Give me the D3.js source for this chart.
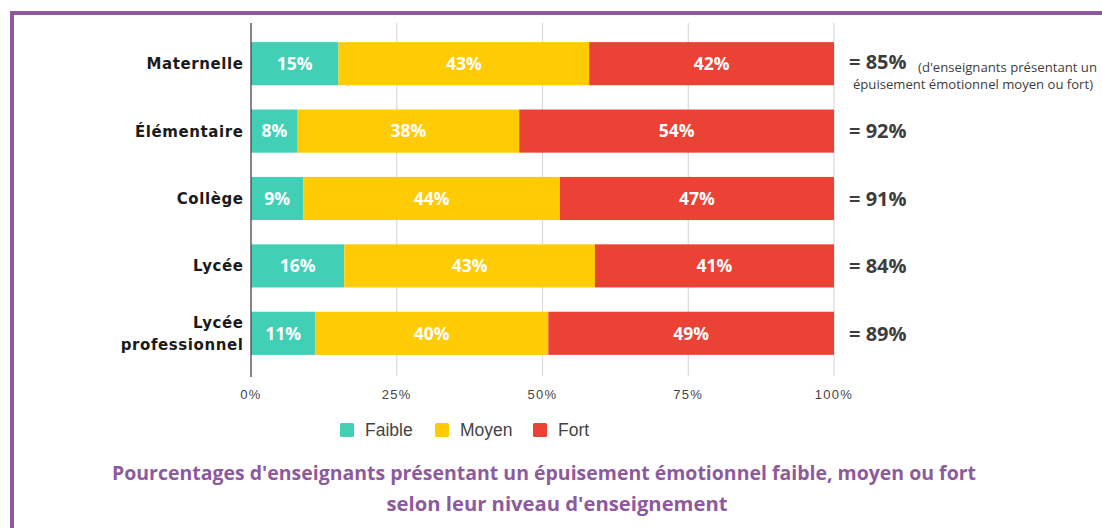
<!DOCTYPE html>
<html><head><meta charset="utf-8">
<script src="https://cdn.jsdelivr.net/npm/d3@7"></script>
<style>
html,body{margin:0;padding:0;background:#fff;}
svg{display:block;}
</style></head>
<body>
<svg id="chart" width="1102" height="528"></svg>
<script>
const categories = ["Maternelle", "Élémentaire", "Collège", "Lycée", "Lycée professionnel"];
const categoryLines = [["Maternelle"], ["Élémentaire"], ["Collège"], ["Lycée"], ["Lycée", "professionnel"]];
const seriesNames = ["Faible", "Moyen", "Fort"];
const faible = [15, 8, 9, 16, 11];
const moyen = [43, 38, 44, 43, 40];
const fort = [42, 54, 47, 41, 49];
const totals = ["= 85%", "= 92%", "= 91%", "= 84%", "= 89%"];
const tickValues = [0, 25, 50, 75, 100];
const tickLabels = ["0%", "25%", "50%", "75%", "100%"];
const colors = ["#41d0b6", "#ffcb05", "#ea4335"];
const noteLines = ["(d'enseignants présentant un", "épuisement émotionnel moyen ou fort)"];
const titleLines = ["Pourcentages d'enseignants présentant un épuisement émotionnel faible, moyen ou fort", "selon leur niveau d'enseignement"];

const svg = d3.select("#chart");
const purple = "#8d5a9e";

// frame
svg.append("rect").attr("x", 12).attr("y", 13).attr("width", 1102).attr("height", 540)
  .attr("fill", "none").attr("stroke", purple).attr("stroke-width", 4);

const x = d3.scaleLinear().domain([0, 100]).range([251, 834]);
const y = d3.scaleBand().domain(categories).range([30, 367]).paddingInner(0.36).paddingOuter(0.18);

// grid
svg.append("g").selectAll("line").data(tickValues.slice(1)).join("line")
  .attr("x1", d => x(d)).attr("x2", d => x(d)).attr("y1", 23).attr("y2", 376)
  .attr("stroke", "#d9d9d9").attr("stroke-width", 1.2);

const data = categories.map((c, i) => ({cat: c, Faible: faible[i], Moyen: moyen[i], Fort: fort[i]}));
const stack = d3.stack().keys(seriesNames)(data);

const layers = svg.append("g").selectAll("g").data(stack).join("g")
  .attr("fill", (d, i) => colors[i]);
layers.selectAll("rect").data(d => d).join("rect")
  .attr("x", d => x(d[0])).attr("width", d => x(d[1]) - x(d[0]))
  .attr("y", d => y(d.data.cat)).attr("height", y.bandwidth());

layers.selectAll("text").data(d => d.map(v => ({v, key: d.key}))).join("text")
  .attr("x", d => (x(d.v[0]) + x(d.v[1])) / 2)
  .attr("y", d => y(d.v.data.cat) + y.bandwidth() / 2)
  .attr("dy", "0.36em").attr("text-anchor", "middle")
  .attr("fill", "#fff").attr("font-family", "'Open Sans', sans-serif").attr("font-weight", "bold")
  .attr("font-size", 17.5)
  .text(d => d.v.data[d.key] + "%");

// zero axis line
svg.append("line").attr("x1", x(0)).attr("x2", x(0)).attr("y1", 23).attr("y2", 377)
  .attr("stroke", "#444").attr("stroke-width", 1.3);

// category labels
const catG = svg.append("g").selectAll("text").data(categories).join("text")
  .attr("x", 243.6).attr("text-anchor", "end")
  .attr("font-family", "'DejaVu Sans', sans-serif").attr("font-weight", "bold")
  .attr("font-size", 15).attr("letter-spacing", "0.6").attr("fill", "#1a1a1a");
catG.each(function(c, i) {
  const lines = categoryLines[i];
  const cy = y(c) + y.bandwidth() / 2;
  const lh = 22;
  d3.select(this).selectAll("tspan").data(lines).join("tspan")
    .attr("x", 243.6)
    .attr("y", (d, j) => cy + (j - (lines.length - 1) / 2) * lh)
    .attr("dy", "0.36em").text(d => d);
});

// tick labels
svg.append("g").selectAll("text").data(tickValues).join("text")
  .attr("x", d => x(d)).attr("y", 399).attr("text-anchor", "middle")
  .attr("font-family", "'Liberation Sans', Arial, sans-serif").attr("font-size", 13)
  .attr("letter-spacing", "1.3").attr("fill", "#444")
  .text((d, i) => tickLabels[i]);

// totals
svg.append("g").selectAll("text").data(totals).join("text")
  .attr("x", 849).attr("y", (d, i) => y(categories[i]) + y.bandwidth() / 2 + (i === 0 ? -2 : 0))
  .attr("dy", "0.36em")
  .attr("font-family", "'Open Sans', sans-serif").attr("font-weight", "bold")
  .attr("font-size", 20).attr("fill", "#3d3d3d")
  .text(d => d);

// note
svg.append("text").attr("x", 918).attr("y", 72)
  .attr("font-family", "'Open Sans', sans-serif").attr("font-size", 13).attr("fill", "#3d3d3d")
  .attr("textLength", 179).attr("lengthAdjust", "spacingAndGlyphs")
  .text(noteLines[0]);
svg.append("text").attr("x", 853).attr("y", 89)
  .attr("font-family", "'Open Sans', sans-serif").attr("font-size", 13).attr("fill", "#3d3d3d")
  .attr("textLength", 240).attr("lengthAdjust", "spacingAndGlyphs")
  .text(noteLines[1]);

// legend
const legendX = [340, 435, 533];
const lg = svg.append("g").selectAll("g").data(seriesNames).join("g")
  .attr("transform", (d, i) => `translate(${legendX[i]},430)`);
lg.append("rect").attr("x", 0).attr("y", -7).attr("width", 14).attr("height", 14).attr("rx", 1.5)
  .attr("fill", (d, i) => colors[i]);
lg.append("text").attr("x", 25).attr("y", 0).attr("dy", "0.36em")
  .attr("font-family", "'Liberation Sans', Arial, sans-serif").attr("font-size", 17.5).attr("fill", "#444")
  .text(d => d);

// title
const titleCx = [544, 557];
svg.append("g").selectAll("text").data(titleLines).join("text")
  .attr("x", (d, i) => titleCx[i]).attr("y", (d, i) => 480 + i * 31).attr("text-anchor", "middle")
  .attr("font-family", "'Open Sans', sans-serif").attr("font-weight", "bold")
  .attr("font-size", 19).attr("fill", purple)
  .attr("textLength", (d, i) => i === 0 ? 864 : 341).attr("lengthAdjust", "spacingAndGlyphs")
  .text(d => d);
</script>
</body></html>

****************************************

#### Exercise
Reproduce all of the material above word for word. Omit the pictures.

#### Response
Give me the D3.js source for this chart.
<!DOCTYPE html>
<html><head><meta charset="utf-8">
<script src="https://cdn.jsdelivr.net/npm/d3@7"></script>
<style>
html,body{margin:0;padding:0;background:#fff;}
svg{display:block;}
</style></head>
<body>
<svg id="chart" width="1102" height="528"></svg>
<script>
const categories = ["Maternelle", "Élémentaire", "Collège", "Lycée", "Lycée professionnel"];
const categoryLines = [["Maternelle"], ["Élémentaire"], ["Collège"], ["Lycée"], ["Lycée", "professionnel"]];
const seriesNames = ["Faible", "Moyen", "Fort"];
const faible = [15, 8, 9, 16, 11];
const moyen = [43, 38, 44, 43, 40];
const fort = [42, 54, 47, 41, 49];
const totals = ["= 85%", "= 92%", "= 91%", "= 84%", "= 89%"];
const tickValues = [0, 25, 50, 75, 100];
const tickLabels = ["0%", "25%", "50%", "75%", "100%"];
const colors = ["#41d0b6", "#ffcb05", "#ea4335"];
const noteLines = ["(d'enseignants présentant un", "épuisement émotionnel moyen ou fort)"];
const titleLines = ["Pourcentages d'enseignants présentant un épuisement émotionnel faible, moyen ou fort", "selon leur niveau d'enseignement"];

const svg = d3.select("#chart");
const purple = "#8d5a9e";

// frame
svg.append("rect").attr("x", 12).attr("y", 13).attr("width", 1102).attr("height", 540)
  .attr("fill", "none").attr("stroke", purple).attr("stroke-width", 4);

const x = d3.scaleLinear().domain([0, 100]).range([251, 834]);
const y = d3.scaleBand().domain(categories).range([30, 367]).paddingInner(0.36).paddingOuter(0.18);

// grid
svg.append("g").selectAll("line").data(tickValues.slice(1)).join("line")
  .attr("x1", d => x(d)).attr("x2", d => x(d)).attr("y1", 23).attr("y2", 376)
  .attr("stroke", "#d9d9d9").attr("stroke-width", 1.2);

const data = categories.map((c, i) => ({cat: c, Faible: faible[i], Moyen: moyen[i], Fort: fort[i]}));
const stack = d3.stack().keys(seriesNames)(data);

const layers = svg.append("g").selectAll("g").data(stack).join("g")
  .attr("fill", (d, i) => colors[i]);
layers.selectAll("rect").data(d => d).join("rect")
  .attr("x", d => x(d[0])).attr("width", d => x(d[1]) - x(d[0]))
  .attr("y", d => y(d.data.cat)).attr("height", y.bandwidth());

layers.selectAll("text").data(d => d.map(v => ({v, key: d.key}))).join("text")
  .attr("x", d => (x(d.v[0]) + x(d.v[1])) / 2)
  .attr("y", d => y(d.v.data.cat) + y.bandwidth() / 2)
  .attr("dy", "0.36em").attr("text-anchor", "middle")
  .attr("fill", "#fff").attr("font-family", "'Open Sans', sans-serif").attr("font-weight", "bold")
  .attr("font-size", 17.5)
  .text(d => d.v.data[d.key] + "%");

// zero axis line
svg.append("line").attr("x1", x(0)).attr("x2", x(0)).attr("y1", 23).attr("y2", 377)
  .attr("stroke", "#444").attr("stroke-width", 1.3);

// category labels
const catG = svg.append("g").selectAll("text").data(categories).join("text")
  .attr("x", 243.6).attr("text-anchor", "end")
  .attr("font-family", "'DejaVu Sans', sans-serif").attr("font-weight", "bold")
  .attr("font-size", 15).attr("letter-spacing", "0.6").attr("fill", "#1a1a1a");
catG.each(function(c, i) {
  const lines = categoryLines[i];
  const cy = y(c) + y.bandwidth() / 2;
  const lh = 22;
  d3.select(this).selectAll("tspan").data(lines).join("tspan")
    .attr("x", 243.6)
    .attr("y", (d, j) => cy + (j - (lines.length - 1) / 2) * lh)
    .attr("dy", "0.36em").text(d => d);
});

// tick labels
svg.append("g").selectAll("text").data(tickValues).join("text")
  .attr("x", d => x(d)).attr("y", 399).attr("text-anchor", "middle")
  .attr("font-family", "'Liberation Sans', Arial, sans-serif").attr("font-size", 13)
  .attr("letter-spacing", "1.3").attr("fill", "#444")
  .text((d, i) => tickLabels[i]);

// totals
svg.append("g").selectAll("text").data(totals).join("text")
  .attr("x", 849).attr("y", (d, i) => y(categories[i]) + y.bandwidth() / 2 + (i === 0 ? -2 : 0))
  .attr("dy", "0.36em")
  .attr("font-family", "'Open Sans', sans-serif").attr("font-weight", "bold")
  .attr("font-size", 20).attr("fill", "#3d3d3d")
  .text(d => d);

// note
svg.append("text").attr("x", 918).attr("y", 72)
  .attr("font-family", "'Open Sans', sans-serif").attr("font-size", 13).attr("fill", "#3d3d3d")
  .attr("textLength", 179).attr("lengthAdjust", "spacingAndGlyphs")
  .text(noteLines[0]);
svg.append("text").attr("x", 853).attr("y", 89)
  .attr("font-family", "'Open Sans', sans-serif").attr("font-size", 13).attr("fill", "#3d3d3d")
  .attr("textLength", 240).attr("lengthAdjust", "spacingAndGlyphs")
  .text(noteLines[1]);

// legend
const legendX = [340, 435, 533];
const lg = svg.append("g").selectAll("g").data(seriesNames).join("g")
  .attr("transform", (d, i) => `translate(${legendX[i]},430)`);
lg.append("rect").attr("x", 0).attr("y", -7).attr("width", 14).attr("height", 14).attr("rx", 1.5)
  .attr("fill", (d, i) => colors[i]);
lg.append("text").attr("x", 25).attr("y", 0).attr("dy", "0.36em")
  .attr("font-family", "'Liberation Sans', Arial, sans-serif").attr("font-size", 17.5).attr("fill", "#444")
  .text(d => d);

// title
const titleCx = [544, 557];
svg.append("g").selectAll("text").data(titleLines).join("text")
  .attr("x", (d, i) => titleCx[i]).attr("y", (d, i) => 480 + i * 31).attr("text-anchor", "middle")
  .attr("font-family", "'Open Sans', sans-serif").attr("font-weight", "bold")
  .attr("font-size", 19).attr("fill", purple)
  .attr("textLength", (d, i) => i === 0 ? 864 : 341).attr("lengthAdjust", "spacingAndGlyphs")
  .text(d => d);
</script>
</body></html>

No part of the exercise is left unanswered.